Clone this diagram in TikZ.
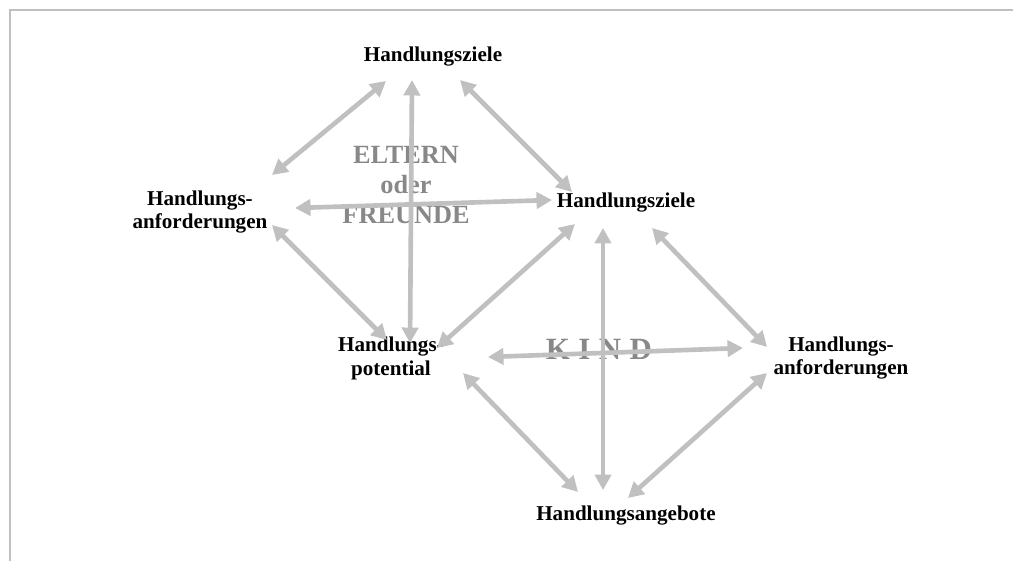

════

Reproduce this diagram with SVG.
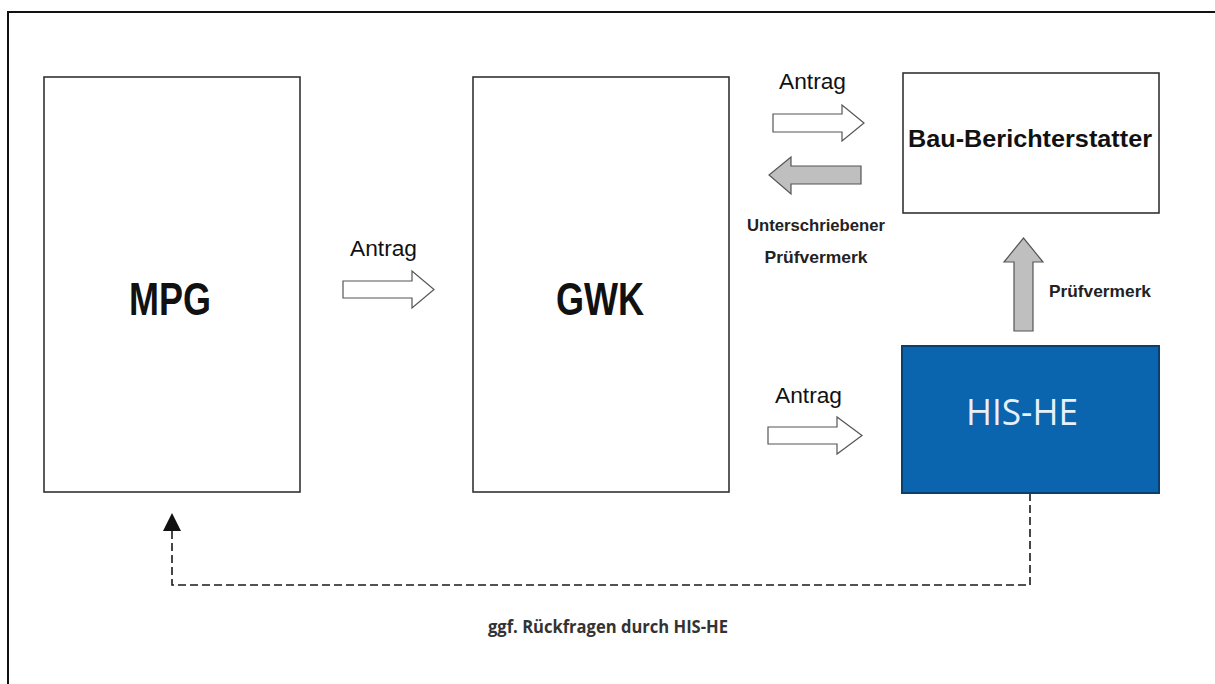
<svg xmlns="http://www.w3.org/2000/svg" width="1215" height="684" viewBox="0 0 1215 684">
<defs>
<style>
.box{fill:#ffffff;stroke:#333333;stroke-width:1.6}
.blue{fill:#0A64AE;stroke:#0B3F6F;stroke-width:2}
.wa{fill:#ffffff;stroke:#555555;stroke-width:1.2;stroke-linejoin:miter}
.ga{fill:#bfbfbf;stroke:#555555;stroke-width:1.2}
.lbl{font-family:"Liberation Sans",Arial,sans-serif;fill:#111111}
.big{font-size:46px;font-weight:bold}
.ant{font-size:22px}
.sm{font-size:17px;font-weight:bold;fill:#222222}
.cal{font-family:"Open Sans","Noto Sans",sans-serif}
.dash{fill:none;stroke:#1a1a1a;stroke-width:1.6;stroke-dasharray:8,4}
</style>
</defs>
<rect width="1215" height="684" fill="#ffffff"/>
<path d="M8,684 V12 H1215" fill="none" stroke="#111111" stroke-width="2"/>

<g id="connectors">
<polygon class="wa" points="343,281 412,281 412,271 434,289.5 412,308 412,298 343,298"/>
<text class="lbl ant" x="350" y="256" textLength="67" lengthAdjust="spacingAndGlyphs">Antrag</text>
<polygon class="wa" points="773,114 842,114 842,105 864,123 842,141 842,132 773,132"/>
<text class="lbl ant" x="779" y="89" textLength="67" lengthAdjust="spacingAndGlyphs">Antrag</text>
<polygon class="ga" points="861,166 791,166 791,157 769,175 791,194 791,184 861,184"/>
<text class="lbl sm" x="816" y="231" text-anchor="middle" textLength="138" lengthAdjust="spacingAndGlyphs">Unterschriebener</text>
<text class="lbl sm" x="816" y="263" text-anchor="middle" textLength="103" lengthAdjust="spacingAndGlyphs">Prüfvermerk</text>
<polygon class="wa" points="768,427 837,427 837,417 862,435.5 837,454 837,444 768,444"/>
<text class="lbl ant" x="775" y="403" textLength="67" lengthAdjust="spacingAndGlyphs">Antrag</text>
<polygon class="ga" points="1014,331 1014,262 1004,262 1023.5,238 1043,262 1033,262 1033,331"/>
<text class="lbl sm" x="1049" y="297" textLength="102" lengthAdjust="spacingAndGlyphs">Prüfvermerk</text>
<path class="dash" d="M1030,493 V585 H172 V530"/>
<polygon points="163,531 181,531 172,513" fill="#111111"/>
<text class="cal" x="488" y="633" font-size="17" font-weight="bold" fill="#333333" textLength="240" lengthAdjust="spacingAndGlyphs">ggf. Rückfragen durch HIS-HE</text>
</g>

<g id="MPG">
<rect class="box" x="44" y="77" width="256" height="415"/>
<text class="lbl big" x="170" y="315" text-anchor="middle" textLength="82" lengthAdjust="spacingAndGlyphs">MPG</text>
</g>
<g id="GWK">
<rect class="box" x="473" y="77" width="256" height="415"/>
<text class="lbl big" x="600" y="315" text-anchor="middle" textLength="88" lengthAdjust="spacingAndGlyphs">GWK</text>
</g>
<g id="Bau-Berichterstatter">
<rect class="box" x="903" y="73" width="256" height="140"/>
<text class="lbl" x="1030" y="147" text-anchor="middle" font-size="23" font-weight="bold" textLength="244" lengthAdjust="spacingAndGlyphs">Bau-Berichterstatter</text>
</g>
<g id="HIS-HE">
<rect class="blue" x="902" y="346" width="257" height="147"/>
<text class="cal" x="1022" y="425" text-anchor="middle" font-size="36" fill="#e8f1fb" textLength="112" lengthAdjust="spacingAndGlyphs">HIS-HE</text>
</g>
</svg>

════

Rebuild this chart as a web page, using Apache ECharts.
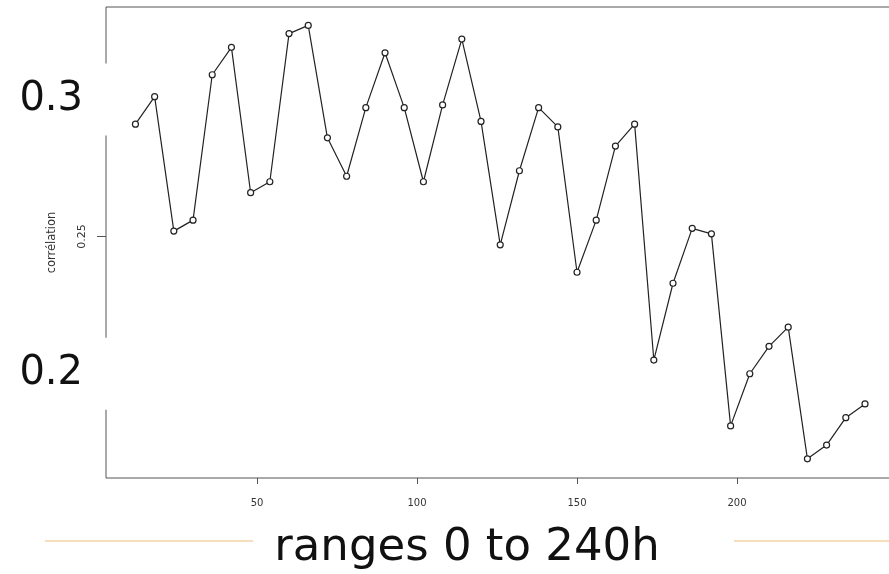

════

In the records above, find each line with the word "diagram" and copy it.

Written answer —
Clone this diagram in TikZ.
Reproduce this diagram with SVG.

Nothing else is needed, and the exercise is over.